Below is a block of records. Copy every line in it that contains the word "Output".
┏━━
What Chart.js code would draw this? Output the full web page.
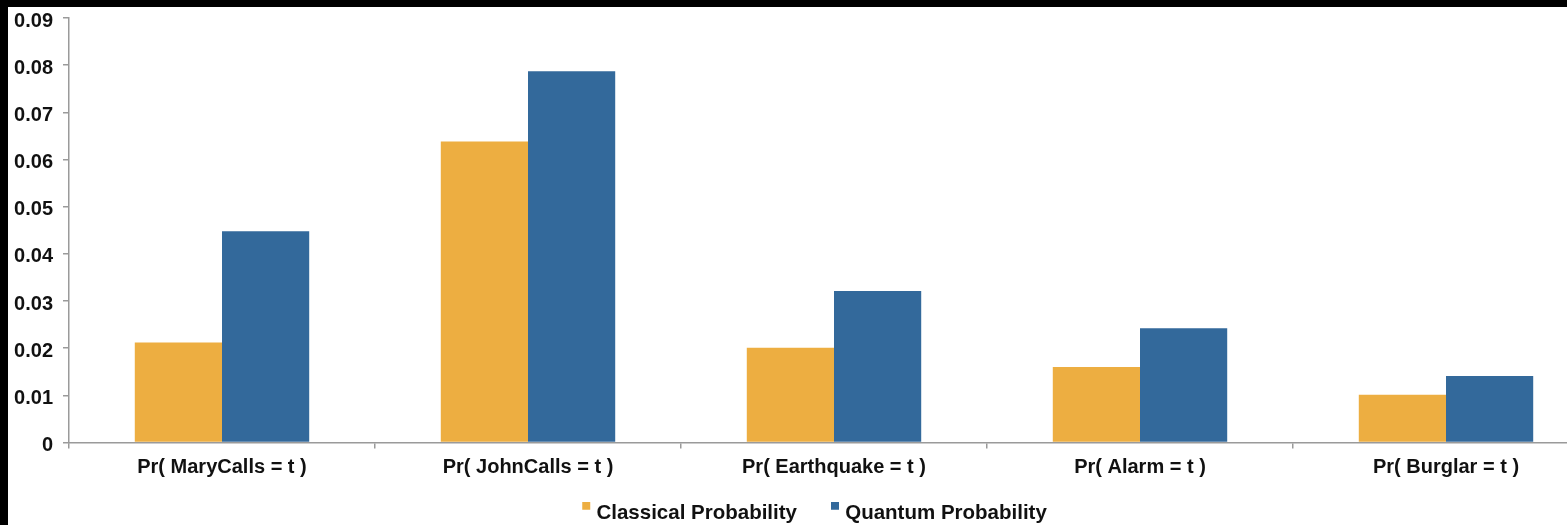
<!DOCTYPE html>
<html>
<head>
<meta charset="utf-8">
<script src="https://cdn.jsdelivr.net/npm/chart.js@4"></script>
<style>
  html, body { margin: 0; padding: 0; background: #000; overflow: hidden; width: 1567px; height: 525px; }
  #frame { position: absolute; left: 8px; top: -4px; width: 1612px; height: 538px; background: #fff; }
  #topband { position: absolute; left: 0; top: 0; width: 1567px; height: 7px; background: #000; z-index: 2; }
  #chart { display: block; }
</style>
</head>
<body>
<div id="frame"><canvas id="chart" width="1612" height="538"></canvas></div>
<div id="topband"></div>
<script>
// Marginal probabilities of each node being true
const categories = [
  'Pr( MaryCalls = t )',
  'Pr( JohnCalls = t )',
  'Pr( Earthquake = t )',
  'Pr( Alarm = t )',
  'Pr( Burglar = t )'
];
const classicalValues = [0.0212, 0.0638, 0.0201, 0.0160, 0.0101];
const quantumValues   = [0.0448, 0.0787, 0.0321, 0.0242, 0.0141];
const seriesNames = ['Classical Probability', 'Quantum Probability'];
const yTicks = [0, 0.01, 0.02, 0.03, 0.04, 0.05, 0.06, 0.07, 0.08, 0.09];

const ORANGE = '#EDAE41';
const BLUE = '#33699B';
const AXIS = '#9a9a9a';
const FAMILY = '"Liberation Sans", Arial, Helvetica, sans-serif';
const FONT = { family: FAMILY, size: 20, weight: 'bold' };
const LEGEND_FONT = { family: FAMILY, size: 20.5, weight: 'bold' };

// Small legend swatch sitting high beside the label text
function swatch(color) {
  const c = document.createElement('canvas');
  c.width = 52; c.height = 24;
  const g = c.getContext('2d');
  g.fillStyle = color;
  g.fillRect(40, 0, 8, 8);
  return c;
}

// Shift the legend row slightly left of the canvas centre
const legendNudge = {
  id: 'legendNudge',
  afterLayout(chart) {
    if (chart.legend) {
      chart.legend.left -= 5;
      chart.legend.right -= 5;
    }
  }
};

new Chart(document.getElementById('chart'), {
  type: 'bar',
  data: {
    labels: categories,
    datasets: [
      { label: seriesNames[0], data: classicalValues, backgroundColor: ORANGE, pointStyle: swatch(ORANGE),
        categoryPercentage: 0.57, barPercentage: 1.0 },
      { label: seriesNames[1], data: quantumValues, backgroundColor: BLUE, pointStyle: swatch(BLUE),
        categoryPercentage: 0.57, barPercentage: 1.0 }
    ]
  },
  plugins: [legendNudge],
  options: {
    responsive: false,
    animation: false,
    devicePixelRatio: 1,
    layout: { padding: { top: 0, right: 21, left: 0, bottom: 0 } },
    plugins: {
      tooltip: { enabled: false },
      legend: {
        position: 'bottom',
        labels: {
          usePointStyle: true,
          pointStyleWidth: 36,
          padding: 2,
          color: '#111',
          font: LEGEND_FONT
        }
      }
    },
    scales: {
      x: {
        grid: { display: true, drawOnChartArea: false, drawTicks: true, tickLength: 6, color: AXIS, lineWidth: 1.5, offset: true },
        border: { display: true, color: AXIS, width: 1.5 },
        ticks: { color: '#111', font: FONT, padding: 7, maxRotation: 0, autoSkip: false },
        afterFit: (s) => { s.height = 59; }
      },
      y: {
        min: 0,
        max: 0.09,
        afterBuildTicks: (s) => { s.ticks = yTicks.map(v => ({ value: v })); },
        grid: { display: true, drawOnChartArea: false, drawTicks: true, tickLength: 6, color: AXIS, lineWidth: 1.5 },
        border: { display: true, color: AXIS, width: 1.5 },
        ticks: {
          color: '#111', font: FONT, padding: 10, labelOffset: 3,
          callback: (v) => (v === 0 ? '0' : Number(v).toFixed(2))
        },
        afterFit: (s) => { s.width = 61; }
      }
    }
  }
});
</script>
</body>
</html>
┗━━
┏━━
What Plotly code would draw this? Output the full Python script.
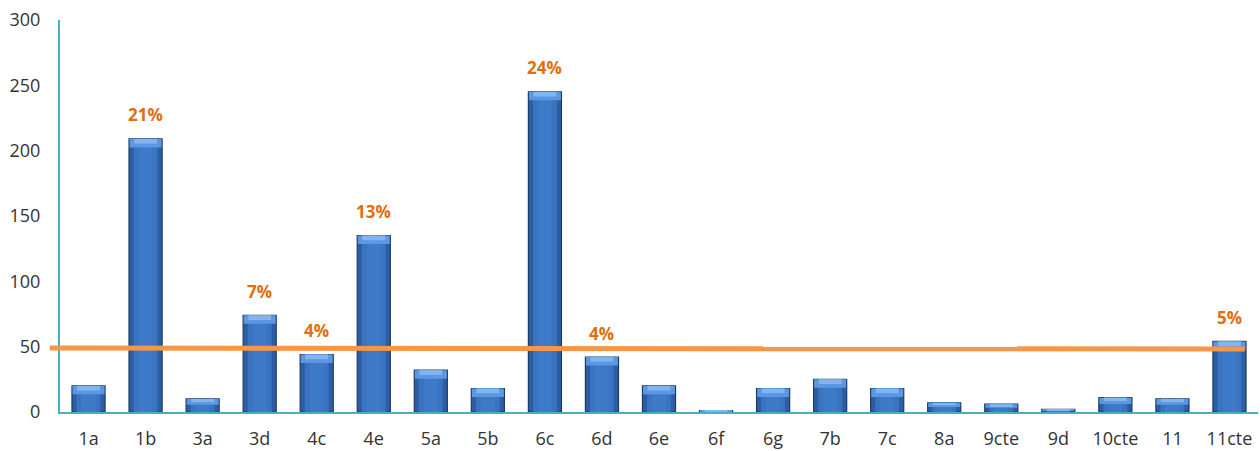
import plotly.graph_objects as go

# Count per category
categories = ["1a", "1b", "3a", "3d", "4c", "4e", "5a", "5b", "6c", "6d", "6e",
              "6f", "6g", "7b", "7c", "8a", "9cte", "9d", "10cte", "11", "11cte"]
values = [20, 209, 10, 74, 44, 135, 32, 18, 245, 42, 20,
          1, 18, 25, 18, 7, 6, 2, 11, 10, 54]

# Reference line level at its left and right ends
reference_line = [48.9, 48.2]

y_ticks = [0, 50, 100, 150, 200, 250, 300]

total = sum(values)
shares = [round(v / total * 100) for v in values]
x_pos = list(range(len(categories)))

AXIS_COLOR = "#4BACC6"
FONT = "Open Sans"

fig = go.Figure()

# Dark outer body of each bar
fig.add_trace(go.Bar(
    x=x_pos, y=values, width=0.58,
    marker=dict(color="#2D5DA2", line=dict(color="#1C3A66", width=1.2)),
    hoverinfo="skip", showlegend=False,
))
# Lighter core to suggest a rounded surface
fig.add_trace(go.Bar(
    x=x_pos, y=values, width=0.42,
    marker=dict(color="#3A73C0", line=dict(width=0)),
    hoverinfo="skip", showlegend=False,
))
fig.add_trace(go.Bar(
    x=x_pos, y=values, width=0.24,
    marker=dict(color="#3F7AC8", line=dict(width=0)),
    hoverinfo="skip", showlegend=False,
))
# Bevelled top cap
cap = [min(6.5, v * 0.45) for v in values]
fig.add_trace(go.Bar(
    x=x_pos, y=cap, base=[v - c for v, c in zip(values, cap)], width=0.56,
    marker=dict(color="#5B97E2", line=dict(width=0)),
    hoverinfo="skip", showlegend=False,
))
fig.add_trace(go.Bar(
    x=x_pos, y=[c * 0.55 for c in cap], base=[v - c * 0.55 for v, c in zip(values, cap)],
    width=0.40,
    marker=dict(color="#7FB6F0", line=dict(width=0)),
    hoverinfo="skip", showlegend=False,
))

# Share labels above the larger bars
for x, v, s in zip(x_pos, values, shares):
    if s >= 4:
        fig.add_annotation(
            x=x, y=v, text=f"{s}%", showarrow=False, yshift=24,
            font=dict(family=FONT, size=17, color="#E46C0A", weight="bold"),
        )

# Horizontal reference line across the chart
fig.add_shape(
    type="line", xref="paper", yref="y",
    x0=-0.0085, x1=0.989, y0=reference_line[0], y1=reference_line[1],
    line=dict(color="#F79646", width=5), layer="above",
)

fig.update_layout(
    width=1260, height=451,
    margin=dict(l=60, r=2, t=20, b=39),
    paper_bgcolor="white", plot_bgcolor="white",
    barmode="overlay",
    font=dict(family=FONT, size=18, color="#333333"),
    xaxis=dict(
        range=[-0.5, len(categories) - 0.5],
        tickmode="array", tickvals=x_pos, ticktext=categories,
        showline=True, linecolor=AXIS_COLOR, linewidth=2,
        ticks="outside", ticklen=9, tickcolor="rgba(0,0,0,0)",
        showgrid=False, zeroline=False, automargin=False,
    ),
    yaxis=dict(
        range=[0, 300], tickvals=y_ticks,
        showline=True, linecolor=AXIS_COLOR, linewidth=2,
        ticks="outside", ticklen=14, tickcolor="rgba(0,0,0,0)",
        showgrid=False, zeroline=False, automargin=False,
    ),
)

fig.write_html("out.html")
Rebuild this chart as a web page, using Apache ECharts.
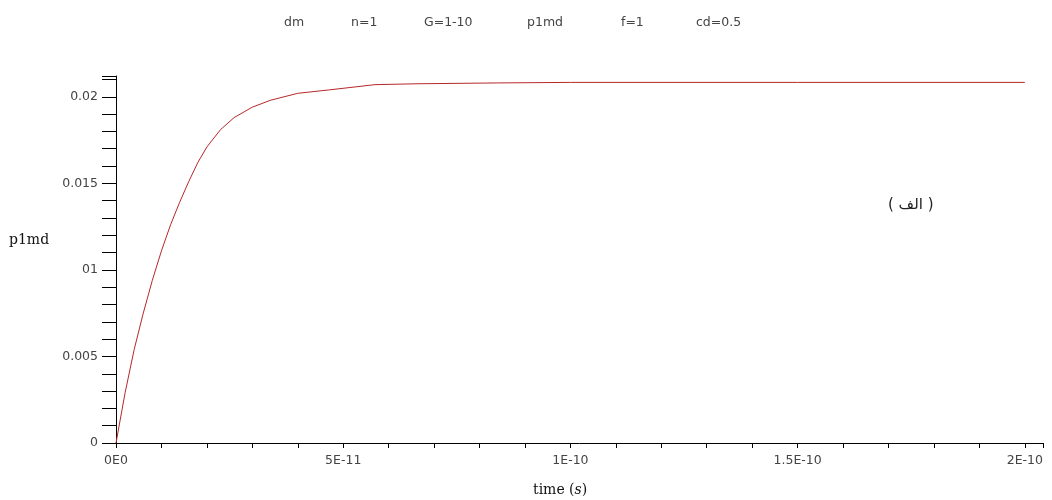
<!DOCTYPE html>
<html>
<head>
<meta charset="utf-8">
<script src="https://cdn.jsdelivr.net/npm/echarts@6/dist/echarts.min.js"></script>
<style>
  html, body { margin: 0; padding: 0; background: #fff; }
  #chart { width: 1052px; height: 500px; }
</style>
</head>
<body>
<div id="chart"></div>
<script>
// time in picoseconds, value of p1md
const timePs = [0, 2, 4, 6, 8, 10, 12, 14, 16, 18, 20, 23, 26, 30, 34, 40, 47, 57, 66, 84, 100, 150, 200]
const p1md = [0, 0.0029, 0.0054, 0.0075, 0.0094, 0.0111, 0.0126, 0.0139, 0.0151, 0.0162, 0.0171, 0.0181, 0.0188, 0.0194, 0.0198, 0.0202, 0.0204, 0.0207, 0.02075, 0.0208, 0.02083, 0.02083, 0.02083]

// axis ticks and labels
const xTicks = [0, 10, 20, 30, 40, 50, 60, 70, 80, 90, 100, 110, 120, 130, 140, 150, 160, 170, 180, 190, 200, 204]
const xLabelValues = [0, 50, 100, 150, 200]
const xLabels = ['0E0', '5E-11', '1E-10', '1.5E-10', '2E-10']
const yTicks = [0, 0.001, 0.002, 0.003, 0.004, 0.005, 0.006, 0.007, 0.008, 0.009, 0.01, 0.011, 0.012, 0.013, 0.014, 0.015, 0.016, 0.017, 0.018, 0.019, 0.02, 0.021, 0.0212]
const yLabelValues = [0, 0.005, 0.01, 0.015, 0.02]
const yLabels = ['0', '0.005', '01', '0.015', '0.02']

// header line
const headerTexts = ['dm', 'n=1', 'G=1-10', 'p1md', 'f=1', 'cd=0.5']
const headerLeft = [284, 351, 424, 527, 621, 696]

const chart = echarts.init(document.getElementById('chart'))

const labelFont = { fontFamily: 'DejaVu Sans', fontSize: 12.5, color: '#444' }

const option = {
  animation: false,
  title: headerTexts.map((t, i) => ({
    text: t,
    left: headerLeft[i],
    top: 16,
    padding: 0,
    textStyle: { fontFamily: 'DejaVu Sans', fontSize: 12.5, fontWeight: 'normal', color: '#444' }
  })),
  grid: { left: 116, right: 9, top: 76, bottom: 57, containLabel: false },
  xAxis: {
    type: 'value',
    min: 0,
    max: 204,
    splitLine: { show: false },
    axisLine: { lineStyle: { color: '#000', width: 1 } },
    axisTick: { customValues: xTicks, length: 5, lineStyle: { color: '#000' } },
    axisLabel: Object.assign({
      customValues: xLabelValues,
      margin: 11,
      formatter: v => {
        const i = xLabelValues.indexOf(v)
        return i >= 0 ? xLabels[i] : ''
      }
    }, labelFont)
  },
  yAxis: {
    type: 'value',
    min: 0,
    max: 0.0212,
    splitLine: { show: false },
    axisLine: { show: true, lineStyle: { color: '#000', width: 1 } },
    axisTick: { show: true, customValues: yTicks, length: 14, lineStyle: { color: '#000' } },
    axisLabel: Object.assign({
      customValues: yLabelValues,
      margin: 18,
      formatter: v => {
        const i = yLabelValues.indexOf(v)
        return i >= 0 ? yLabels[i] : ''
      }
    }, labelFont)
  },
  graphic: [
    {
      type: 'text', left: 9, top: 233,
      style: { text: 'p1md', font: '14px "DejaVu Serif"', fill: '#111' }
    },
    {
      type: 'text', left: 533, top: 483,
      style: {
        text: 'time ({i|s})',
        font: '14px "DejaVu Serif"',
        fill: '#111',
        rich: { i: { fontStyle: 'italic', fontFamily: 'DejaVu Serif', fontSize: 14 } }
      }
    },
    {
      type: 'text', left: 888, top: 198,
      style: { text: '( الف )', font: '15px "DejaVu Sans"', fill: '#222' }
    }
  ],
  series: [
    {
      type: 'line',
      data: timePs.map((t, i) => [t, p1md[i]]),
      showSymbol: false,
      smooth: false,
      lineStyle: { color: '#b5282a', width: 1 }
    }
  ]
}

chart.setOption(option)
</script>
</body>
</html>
┗━━
┏━━
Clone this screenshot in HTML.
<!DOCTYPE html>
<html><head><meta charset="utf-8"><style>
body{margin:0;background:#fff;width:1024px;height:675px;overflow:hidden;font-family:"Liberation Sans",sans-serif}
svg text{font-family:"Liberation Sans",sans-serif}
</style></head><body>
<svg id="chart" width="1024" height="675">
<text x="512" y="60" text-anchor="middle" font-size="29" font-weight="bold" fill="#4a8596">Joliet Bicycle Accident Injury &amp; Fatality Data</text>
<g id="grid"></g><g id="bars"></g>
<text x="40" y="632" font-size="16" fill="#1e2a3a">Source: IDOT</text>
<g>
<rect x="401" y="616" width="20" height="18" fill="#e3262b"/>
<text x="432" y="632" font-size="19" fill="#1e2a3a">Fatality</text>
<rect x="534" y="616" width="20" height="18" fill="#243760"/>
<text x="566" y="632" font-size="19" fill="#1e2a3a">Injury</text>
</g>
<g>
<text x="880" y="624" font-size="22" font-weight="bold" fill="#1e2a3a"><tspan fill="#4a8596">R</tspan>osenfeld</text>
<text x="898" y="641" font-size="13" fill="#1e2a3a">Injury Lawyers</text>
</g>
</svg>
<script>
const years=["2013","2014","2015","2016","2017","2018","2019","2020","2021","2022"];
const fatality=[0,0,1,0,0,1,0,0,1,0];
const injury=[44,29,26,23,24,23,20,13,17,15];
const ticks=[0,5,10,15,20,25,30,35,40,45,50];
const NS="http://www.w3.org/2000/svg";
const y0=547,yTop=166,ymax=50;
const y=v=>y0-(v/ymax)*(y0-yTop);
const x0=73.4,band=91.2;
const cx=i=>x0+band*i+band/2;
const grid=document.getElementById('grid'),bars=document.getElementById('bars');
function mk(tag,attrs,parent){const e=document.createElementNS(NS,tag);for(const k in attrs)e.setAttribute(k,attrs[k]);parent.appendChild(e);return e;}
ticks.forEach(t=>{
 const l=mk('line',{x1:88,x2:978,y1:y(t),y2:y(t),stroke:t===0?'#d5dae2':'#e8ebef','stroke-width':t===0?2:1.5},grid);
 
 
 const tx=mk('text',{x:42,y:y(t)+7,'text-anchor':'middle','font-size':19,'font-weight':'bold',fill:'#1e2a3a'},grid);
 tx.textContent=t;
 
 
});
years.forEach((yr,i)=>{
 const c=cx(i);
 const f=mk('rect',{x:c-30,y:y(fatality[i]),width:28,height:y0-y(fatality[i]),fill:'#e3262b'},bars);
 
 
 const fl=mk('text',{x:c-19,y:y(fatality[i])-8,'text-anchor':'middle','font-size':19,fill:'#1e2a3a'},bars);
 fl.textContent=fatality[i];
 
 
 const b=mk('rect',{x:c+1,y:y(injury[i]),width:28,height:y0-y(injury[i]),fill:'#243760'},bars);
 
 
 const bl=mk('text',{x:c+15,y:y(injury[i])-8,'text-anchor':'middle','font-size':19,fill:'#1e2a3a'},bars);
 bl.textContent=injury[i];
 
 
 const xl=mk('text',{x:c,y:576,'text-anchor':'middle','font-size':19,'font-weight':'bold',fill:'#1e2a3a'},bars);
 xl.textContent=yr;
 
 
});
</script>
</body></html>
┗━━
### Task solution
What Chart.js code would draw this? Output the full web page.
What Plotly code would draw this? Output the full Python script.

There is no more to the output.